The rule also eliminates the options market maker exception for the close-out requirement of Rule 203(b)(3) in Regulation SHO. Accordingly, market makers will be required to comply with the hard close requirements like all other market participants.
The new rule effectively extends the provisions of the emergency action taken back in July and discussed here, which only applied to a Freddie Mac, Fanny Mae and a handful of other companies. By expanding the emergency rule to all market participants, the Commission leveled the playing field, giving all issuers protection from naked short selling. At the same time, the rule will make it harder for options market-makers to hedge trades when they sell put contracts. The Commission is also requesting comments on the new rule.
The Commission also adopted Rule 10b-21 regarding fraudulent short selling transactions. The rule focuses on short sellers deceiving their broker dealer regarding the ability to cover.
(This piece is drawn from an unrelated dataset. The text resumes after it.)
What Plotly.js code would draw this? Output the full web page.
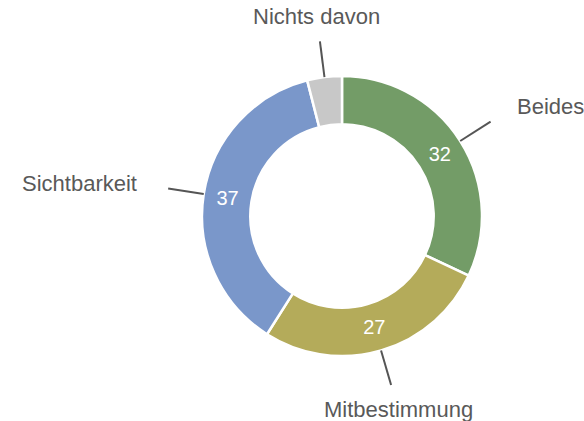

While the new rule on short selling is clearly intended to help stabilize the markets, the need as well as its immediate impact is at best unclear. Naked short selling has not played a role in the demise of the two GSEs or Lehman, all of whom were protected by the earlier emergency rule. Perhaps the real impact of the new rule will be to remind market participants that as a “cop on the street” the SEC is closely monitoring the markets for those who might try to manipulate shares trading in these clearly volatile markets.
Option backdating and outside directors
Outside directors got a wake-up call and a reminder of their independent watchdog role yesterday when the SEC filed a settled enforcement action based on option backdating at Mercury Interactive, SEC v. Kohavi, Case No. 08-43-48 (N.D. Cal. Sept. 17, 2008). Named as defendants in the action are three former outside directors of the company, Igal Kohavi, Yair Shamr and Giora Yaron. The SEC’s complaint essentially claims that the directors were asleep at the switch, rubber stamping whatever management approved.
The complaint alleges that from 1997 through 2002 directors approved 21 separate backdated option grants and that they were reckless in not knowing that the grants violated company policy. A table in the complaint lists each of the backdated grants approved by the three outside directors. Another section of the complaint tiled “Kohavi, Shamir and Yaron Approved Options Notwithstanding Numerous Indications of Backdating” details what it claims are a series of “red flags” that were ignored by the three directors. Several of those red flags were approving grants with an “as of” date which preceded the time the three directors executed the approval papers. In two instances however, the three directors executed approvals that were backdated for employees and, a short time later, again executed a consent for backdated options for the same employees, but with different “as of dates” to take advantage of a share price drop.
To settle the action, each defendant consented to the entry of a permanent injunction prohibiting future violations of the antifraud, proxy and reporting provisions of the federal securities laws. In addition, each defendant consented to an order requiring that they pay a civil penalty of $100,000. The Commission previously settled its action based on backdated options against the company as discussed here. SEC v. Mercury Interactive, LLC, Case No. 07-2822 (N.D. Cal May 31, 2007).